Faisant front commun, les pays latino-américains endettés ont vivement protesté contre la hausse des taux d'intérêt aux États-Unis et demandé à leurs préteurs de ne plus leur imposer des plans d'austérité draconiens. Ce sont, en effet, leurs citoyens les plus pauvres qui en font les frais. La priorité devrait être accordée, selon eux, à la croissance de la production et de l'emploi. Se servant des protestations de leur opinion publique, plusieurs gouvernements ont obtenu en 1984 le rééchelonnement d'une partie de leur dette.

C'est un moyen de gagner du temps mais qui, à lui seul, ne résout rien. L'année 1984 s'est terminée à peu près comme elle avait commencé : avec un formidable fossé entre des États-Unis en pleine croissance économique, drainant des capitaux du monde entier, et des pays latino-américains étranglés par leurs dettes, victimes d'une inflation monstrueuse (700 % en Argentine, plus de 1 000 % en Bolivie), d'un chômage considérable et, parfois, de la faim tout court. En 1984, deux images ont frappé presque simultanément les téléspectateurs du monde entier : l'Amérique triomphante des JO de Los Angeles et l'Amérique affamée du Nordeste brésilien. Difficile de les confondre, impossible de les séparer.

Robert Solé

États-Unis

Le triomphe de Reagan

Le 6 novembre, Ronald Reagan est réélu président par un véritable raz de marée populaire : il emporte 49 États sur 51 et 525 votes de grands électeurs sur 538. Mais ce succès est plus celui d'un homme que de son parti. Les républicains perdent, en effet, 2 sièges au Sénat, où ils conservent une majorité de 8 sièges. Ils en gagnent 15 à la Chambre des représentants, qui reste cependant très majoritairement démocrate. Le nouveau Congrès ne sera donc pas plus complaisant que le précédent à l'égard du président.

Le défi du président

L'extraordinaire succès personnel de R. Reagan était prévu par tous les sondages. Il est attribué à la réalité de la reprise économique qui, même si elle a laissé de côté des millions d'Américains, a convaincu la plus grande partie des autres que le président avait remis le pays à l'heure de la prospérité.

Le sérieux, l'honnêteté, la connaissance des dossiers de son adversaire, Walter Mondale, n'ont rien pu contre l'image du grand-papa gâteau que les Américains ont apprécié, après les traumatismes de la défaite au Viêt-nam, du Watergate et de la prise d'otages en Iran.
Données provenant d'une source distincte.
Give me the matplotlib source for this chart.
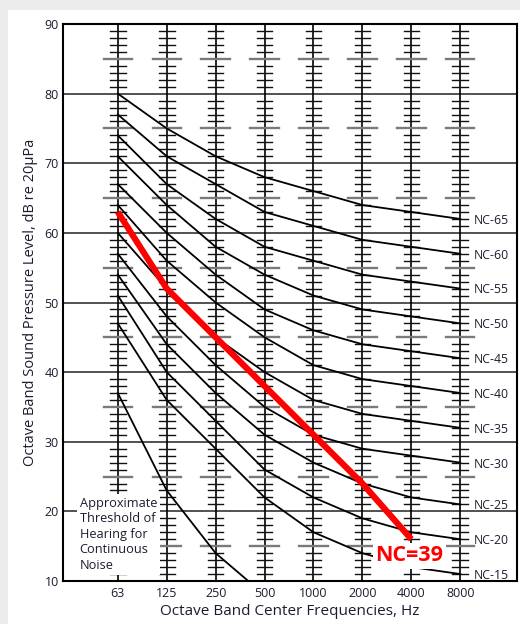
import matplotlib
matplotlib.use("Agg")
import matplotlib.pyplot as plt
from matplotlib.patches import Rectangle

# octave band centre frequencies (categorical positions)
freqs = ["63", "125", "250", "500", "1000", "2000", "4000", "8000"]

# NC curves, dB at each octave band
nc_names = ["NC-65", "NC-60", "NC-55", "NC-50", "NC-45", "NC-40",
            "NC-35", "NC-30", "NC-25", "NC-20", "NC-15"]
nc_65 = [80, 75, 71, 68, 66, 64, 63, 62]
nc_60 = [77, 71, 67, 63, 61, 59, 58, 57]
nc_55 = [74, 67, 62, 58, 56, 54, 53, 52]
nc_50 = [71, 64, 58, 54, 51, 49, 48, 47]
nc_45 = [67, 60, 54, 49, 46, 44, 43, 42]
nc_40 = [64, 56, 50, 45, 41, 39, 38, 37]
nc_35 = [60, 52, 45, 40, 36, 34, 33, 32]
nc_30 = [57, 48, 41, 35, 31, 29, 28, 27]
nc_25 = [54, 44, 37, 31, 27, 24, 22, 21]
nc_20 = [51, 40, 33, 26, 22, 19, 17, 16]
nc_15 = [47, 36, 29, 22, 17, 14, 12, 11]
nc_curves = [nc_65, nc_60, nc_55, nc_50, nc_45, nc_40,
             nc_35, nc_30, nc_25, nc_20, nc_15]

# approximate threshold of hearing (63..500 Hz)
threshold = [37, 23, 14, 8]

# measured spectrum, NC=39 (63..4000 Hz)
measured = [63, 52, 45, 38, 31, 24, 16]

y_ticks = [10, 20, 30, 40, 50, 60, 70, 80, 90]

plt.rcParams["font.family"] = ["Open Sans", "DejaVu Sans"]
txt = "#1c1c30"

fig = plt.figure(figsize=(5.2, 6.24), dpi=100, facecolor="white")
# grey page margin at top and left
fig.patches.append(Rectangle((0, 1 - 10 / 624), 1, 10 / 624, transform=fig.transFigure,
                             facecolor="#ececec", edgecolor="none", zorder=-10))
fig.patches.append(Rectangle((0, 0), 8 / 520, 1, transform=fig.transFigure,
                             facecolor="#ececec", edgecolor="none", zorder=-10))
ax = fig.add_axes([63 / 520, 1 - 581 / 624, (517 - 63) / 520, (581 - 24) / 624])
ax.set_facecolor("white")

xs = list(range(len(freqs)))
ax.set_xlim(-1.12, 8.16)
ax.set_ylim(10, 90)

# horizontal grid every 10 dB
for y in y_ticks:
    ax.axhline(y, color="#222222", lw=1.1, zorder=1)

# vertical scale columns with 1 dB ticks
for x in xs:
    ax.axvline(x, color="black", lw=1.2, zorder=2)
    for v in range(11, 90):
        if v % 10 == 0:
            continue
        if v % 5 == 0:
            ax.plot([x - 0.29, x + 0.29], [v, v], color="#7a7a7a", lw=1.7, zorder=2)
        else:
            ax.plot([x - 0.16, x + 0.16], [v, v], color="#111111", lw=1.0, zorder=2)

for name, vals in zip(nc_names, nc_curves):
    ax.plot(xs, vals, color="black", lw=1.3, zorder=3)
    ax.text(xs[-1] + 0.27, vals[-1] - 0.2, name, fontsize=8.8, color=txt,
            ha="left", va="center", zorder=4)

ax.plot(xs[:len(threshold)], threshold, color="black", lw=1.3, zorder=3)
ax.plot(xs[:len(measured)], measured, color="#ff0000", lw=4.5,
        solid_capstyle="butt", zorder=6)

ax.text(-0.78, 22.1, "Approximate\nThreshold of\nHearing for\nContinuous\nNoise",
        fontsize=9.2, color=txt, ha="left", va="top", linespacing=1.25, zorder=5,
        bbox=dict(facecolor="white", edgecolor="none", pad=2))
ax.text(5.96, 13.6, "NC=39", fontsize=15.5, fontweight="bold", color="#ff0000",
        ha="center", va="center", zorder=5,
        bbox=dict(facecolor="white", edgecolor="none", pad=1.5))

ax.set_xticks(xs)
ax.set_xticklabels(freqs)
ax.set_yticks(y_ticks)
ax.tick_params(length=0, labelsize=9, colors=txt, pad=3)
ax.tick_params(axis="x", pad=4)
for s in ax.spines.values():
    s.set_linewidth(1.5)
    s.set_color("black")
    s.set_zorder(7)

ax.set_xlabel("Octave Band Center Frequencies, Hz", fontsize=11, color=txt, labelpad=3)
ax.set_ylabel("Octave Band Sound Pressure Level, dB re 20\u00b5Pa", fontsize=10.5,
              color=txt, labelpad=5)

fig.savefig("out.png", dpi=100, facecolor=fig.get_facecolor())
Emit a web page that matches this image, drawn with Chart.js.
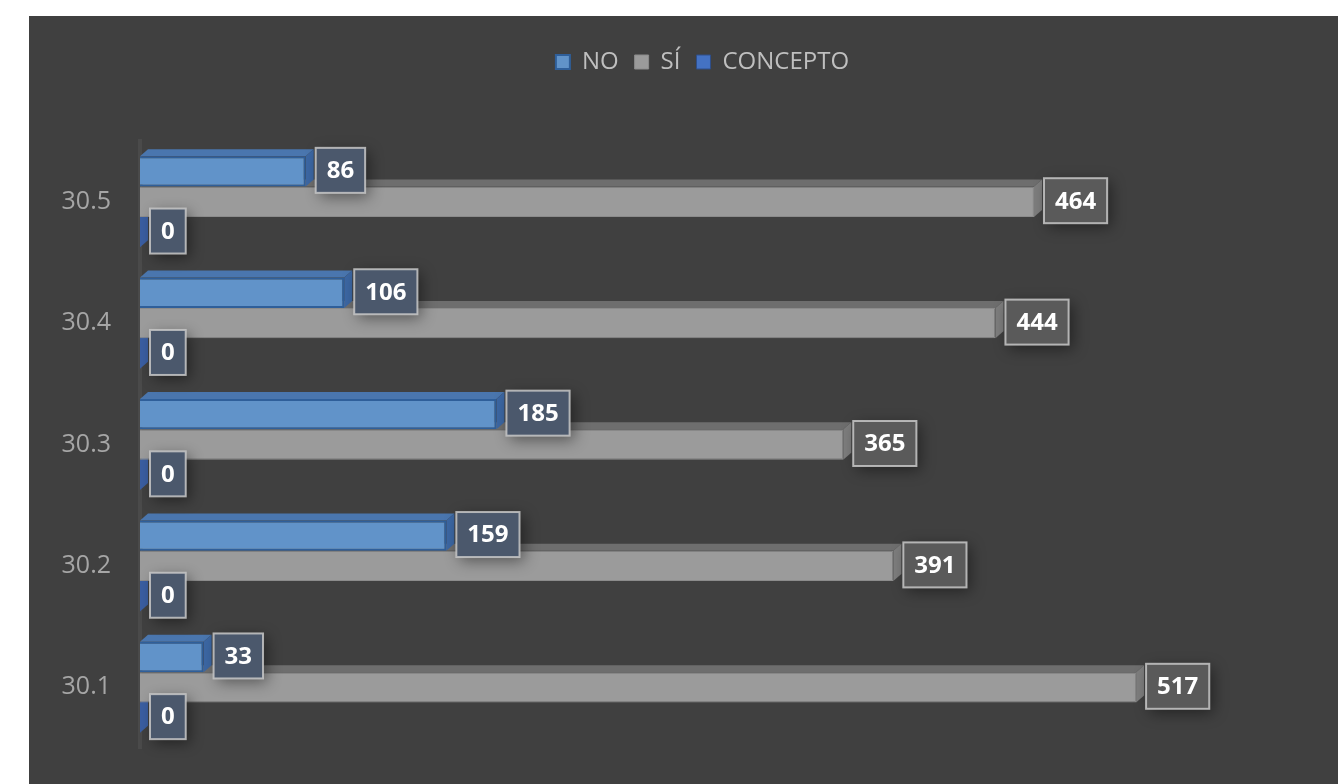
<!DOCTYPE html>
<html>
<head>
<meta charset="utf-8">
<script src="https://cdn.jsdelivr.net/npm/chart.js@4"></script>
<style>
  body { margin: 0; background: #ffffff; }
  #wrap { position: absolute; left: 29px; top: 16px; width: 1309px; height: 768px; background: #404040; }
</style>
</head>
<body>
<div id="wrap"><canvas id="myChart"></canvas></div>
<script>
const labels = ["30.1", "30.2", "30.3", "30.4", "30.5"];
const noValues = [33, 159, 185, 106, 86];
const siValues = [517, 391, 365, 444, 464];
const conceptoValues = [0, 0, 0, 0, 0];

// colours of the side faces, one per dataset
const faceColors = [
  { top: "#4a76ae", side: "#3c67a3" },
  { top: "#6e6e6e", side: "#7d7d7d" },
  { top: "#35589a", side: "#3a5ea1" },
];

// fake 3D: draw top and right faces after each dataset
const bar3d = {
  id: "bar3d",
  afterDatasetDraw(chart, args) {
    const ctx = chart.ctx;
    const c = faceColors[args.index];
    const dx = 8, dy = -7;
    args.meta.data.forEach((bar) => {
      const p = bar.getProps(["x", "y", "base", "height"], true);
      const top = p.y - p.height / 2;
      const bottom = p.y + p.height / 2;
      ctx.save();
      ctx.fillStyle = c.top;
      ctx.beginPath();
      ctx.moveTo(p.base, top);
      ctx.lineTo(p.base + dx, top + dy);
      ctx.lineTo(p.x + dx, top + dy);
      ctx.lineTo(p.x, top);
      ctx.closePath();
      ctx.fill();
      ctx.fillStyle = c.side;
      ctx.beginPath();
      ctx.moveTo(p.x, top);
      ctx.lineTo(p.x + dx, top + dy);
      ctx.lineTo(p.x + dx, bottom + dy);
      ctx.lineTo(p.x, bottom);
      ctx.closePath();
      ctx.fill();
      ctx.restore();
    });
  },
};

// value boxes next to the bars
const valueBoxes = {
  id: "valueBoxes",
  afterDatasetsDraw(chart) {
    const ctx = chart.ctx;
    chart.data.datasets.forEach((ds, i) => {
      const meta = chart.getDatasetMeta(i);
      meta.data.forEach((bar, j) => {
        const p = bar.getProps(["x", "y"], true);
        const text = String(ds.data[j]);
        ctx.save();
        ctx.font = "bold 24px 'Open Sans'";
        const w = ctx.measureText(text).width + 22;
        const h = 45;
        const left = p.x + 10;
        const top = p.y - 1 - h / 2;
        ctx.shadowColor = "rgba(0,0,0,0.45)";
        ctx.shadowBlur = 14;
        ctx.shadowOffsetX = 4;
        ctx.shadowOffsetY = 4;
        ctx.fillStyle = i === 1 ? "#5a5a5a" : "#4b586c";
        ctx.fillRect(left, top, w, h);
        ctx.shadowColor = "transparent";
        ctx.strokeStyle = "rgba(200,200,200,0.85)";
        ctx.lineWidth = 2;
        ctx.strokeRect(left, top, w, h);
        ctx.fillStyle = "#ffffff";
        ctx.textAlign = "center";
        ctx.textBaseline = "middle";
        ctx.fillText(text, left + w / 2, top + h / 2 + 1);
        ctx.restore();
      });
    });
  },
};

// the legend sits a bit right of the canvas centre in the original
const legendShift = {
  id: "legendShift",
  afterLayout(chart) {
    if (chart.legend) chart.legend.left += 80;
  },
};

new Chart(document.getElementById("myChart"), {
  type: "bar",
  data: {
    labels: labels,
    datasets: [
      { label: "NO", data: noValues, backgroundColor: "#6193c9", borderColor: "#2f5f9a", borderWidth: 2 },
      { label: "SÍ", data: siValues, backgroundColor: "#9b9b9b", borderColor: "#8c8c8c", borderWidth: 1 },
      { label: "CONCEPTO", data: conceptoValues, backgroundColor: "#4472c4", borderColor: "#2f4f8a", borderWidth: 1 },
    ],
  },
  options: {
    indexAxis: "y",
    responsive: true,
    maintainAspectRatio: false,
    animation: false,
    datasets: { bar: { categoryPercentage: 0.75, barPercentage: 1.0 } },
    layout: { padding: { top: 18, right: 42, bottom: 28, left: 0 } },
    plugins: {
      tooltip: { enabled: false },
      legend: {
        position: "top",
        labels: {
          color: "#bfbfbf",
          font: { family: "'Open Sans'", size: 24 },
          boxWidth: 14,
          boxHeight: 14,
          padding: 16,
        },
      },
    },
    scales: {
      x: {
        position: "top",
        min: 0,
        max: 600,
        grid: { display: false },
        border: { display: false },
        ticks: { display: false },
        afterFit(scale) {
          scale.height = 57;
        },
      },
      y: {
        reverse: true,
        grid: { display: false },
        border: { display: true, color: "#4a4a4a", width: 4 },
        ticks: { color: "#a6a6a6", font: { family: "'Open Sans'", size: 25 }, padding: 21 },
        afterFit(scale) {
          scale.width = 111;
        },
      },
    },
  },
  plugins: [bar3d, valueBoxes, legendShift],
});
</script>
</body>
</html>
Il ne manque pas de prophètes de malheur pour souligner qu'une grande partie de cette euphorie est artificielle et que les Américains ne vont pas tarder à se réveiller à des réalités cuisantes : la précarité de la reprise économique, la folle course aux armements qui s'accélère avec l'URSS, les dangers de nouvelles explosions sociales quand le fossé qui sépare les Américains qui ont tout de ceux qui n'ont rien est plus voyant que jamais, la présence, enfin, à la Maison-Blanche, d'un vieil homme dont le moins qu'on puisse dire est qu'il connaît bien mal les dossiers les plus importants et qu'il se fatigue vite.

Une réussite insolente

En attendant que les vrais problèmes resurgissent, les Américains terminent l'année convaincus qu'ils vivent dans le meilleur des mondes et que le reste du globe ne peut que les envier. Les pauvres, les exclus, eux, ne s'expriment pas. Ils ne se sont d'ailleurs sans doute pas exprimés le 6 novembre, puisque à peine 53 % des électeurs potentiels se sont rendus aux urnes. Quelque 2 % de plus, pourtant, qu'en 1980. Parmi eux, beaucoup de jeunes électeurs, symboles d'une nouvelle génération aussi peu contestataire que possible. Les années folles, celles de 1960-1975, avec leurs hippies, leurs beatniks et leurs violentes manifestations de rue, semblent cette fois bien enterrées...

1984 a, bien sur, été dominé par l'élection présidentielle qui a, peu ou prou, coloré tous les événements politiques et même économiques.

C'est à la fin de janvier que Ronald Reagan déclare qu'il sollicitera un nouveau mandat, et sa victoire fera de lui, à 73 ans, le plus vieux président jamais entré à la Maison-Blanche.